December 10, 2010
Saint Lucy, or Santa Lucia, is the patron saint of the blind, but she could probably also qualify as the patron saint of people born in December. As every Sagittarius whose birthday song was drowned out by Christmas carols knows, there’s no competing with the birth of roughly a third of the world’s messiah. But considering that Lucy was herself a devout Christian (which is a prerequisite to becoming a saint, after all), she probably wouldn’t mind that her feast day, December 13, often gets folded into the general Christmas celebration.
Even without its proximity to the season’s main event, St. Lucia’s Day has all the markers of a good holiday: special foods, powerful symbolism and a compelling backstory.

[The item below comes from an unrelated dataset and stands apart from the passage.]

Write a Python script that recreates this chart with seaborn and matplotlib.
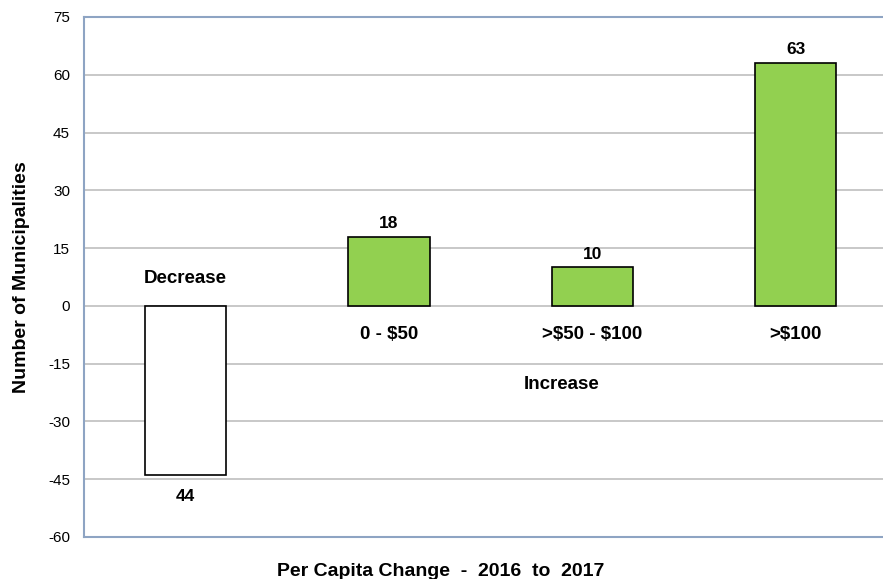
import numpy as np
import pandas as pd
import seaborn as sns
import matplotlib.pyplot as plt

# Data
categories = ["Decrease", "0 - $50", ">$50 - $100", ">$100"]
values = [-44, 18, 10, 63]
bar_colors = ["#FFFFFF", "#92D050", "#92D050", "#92D050"]
yticks = list(range(-60, 76, 15))

df = pd.DataFrame({"Category": categories, "Count": values})

sns.set_style("white")
plt.rcParams["font.family"] = ["Liberation Sans", "DejaVu Sans"]
plt.rcParams["text.parse_math"] = False
plt.rcParams["text.color"] = "black"
plt.rcParams["axes.labelcolor"] = "black"
plt.rcParams["ytick.color"] = "black"

fig = plt.figure(figsize=(8.83, 5.79), dpi=100)
ax = fig.add_axes([84 / 883, 1 - 537 / 579, 799 / 883, 520 / 579])

sns.barplot(data=df, x="Category", y="Count", hue="Category", palette=bar_colors,
            saturation=1, width=0.4, edgecolor="black", linewidth=1.2,
            legend=False, ax=ax, zorder=3)

ax.set_ylim(-60, 75)
ax.set_xlim(-0.5, 3.43)
ax.set_yticks(yticks)
ax.set_yticklabels([str(t) for t in yticks], fontsize=11)
ax.set_xticks([])
ax.set_xlabel("")
ax.set_ylabel("Number of Municipalities", fontsize=14, fontweight="bold")
ax.yaxis.set_label_coords(-0.068, 0.5)
ax.tick_params(axis="y", length=4, color="#8EA4C3", direction="out", pad=6)

# horizontal gridlines
for t in yticks[1:-1]:
    ax.axhline(t, color="#BFBFBF", linewidth=1.2, zorder=1)

for side in ["left", "top", "bottom"]:
    ax.spines[side].set_color("#8EA4C3")
    ax.spines[side].set_linewidth(1.5)
ax.spines["right"].set_visible(False)

# value labels
for i, v in enumerate(values):
    if v >= 0:
        ax.text(i, v + 1.5, str(v), ha="center", va="bottom", fontsize=12.5, fontweight="bold")
    else:
        ax.text(i, v - 3.5, str(abs(v)), ha="center", va="top", fontsize=12.5, fontweight="bold")

# category labels
ax.text(0, 7, categories[0], ha="center", va="center", fontsize=13.5, fontweight="bold")
for i in range(1, 4):
    ax.text(i, -7.5, categories[i], ha="center", va="center", fontsize=13.5, fontweight="bold")
ax.text(1.85, -20.5, "Increase", ha="center", va="center", fontsize=13.5, fontweight="bold")

fig.text(441 / 883, 1 - 572 / 579, "Per Capita Change  -  2016  to  2017",
         ha="center", va="center", fontsize=14, fontweight="bold")

fig.savefig("out.png", dpi=100)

First, the story: Lucia lived in Syracuse on the island of Sicily during the 4th century, when it was ruled by the Roman Emperor Diocletian. She was a virgin who devoted her life to the service of Christ rather than marry. This didn’t go over well with her promised bridegroom, who turned her over to the governor as a Christian; she was tortured and killed. In one version of the legend, she gouged out her own eyes and presented them to the suitor (hence the association with blindness); she is often depicted holding a pair of eyes on a tray.
St. Lucia’s Day is celebrated most commonly in Italy and in Scandinavia, with each emphasizing a different aspect of the story.
Under the Julian calendar, December 13 was the winter solstice, the longest night of the year (“the year’s midnight,” in the John Donne poem “A Nocturnal upon Saint Lucy’s Day, Being the Shortest Day”). In Sweden and elsewhere in Scandinavia, where the sunlight is particularly scarce at this time of year, the St. Lucy’s Day customs have to do with light and dark. In fact, Lucia’s name means light. In Swedish tradition, young girls wear a crown of candles and wake their families bearing Lussekatter, special sweet yeasted buns flavored with saffron and studded with currants or raisins. The saffron gives them a golden color that represents the light.
In Sicily, the emphasis is on another aspect of the legend, that a famine ended on her feast day when ships loaded with grain entered the harbor. Here, it is traditional to eat whole grains instead of bread on December 13. This usually takes the form of cuccia, a dish of boiled wheat berries often mixed with ricotta and honey, or sometimes served as a savory soup with beans.
Hmm, that sounds suspiciously healthy. Maybe Lucia should also be the patron saint of low cholesterol?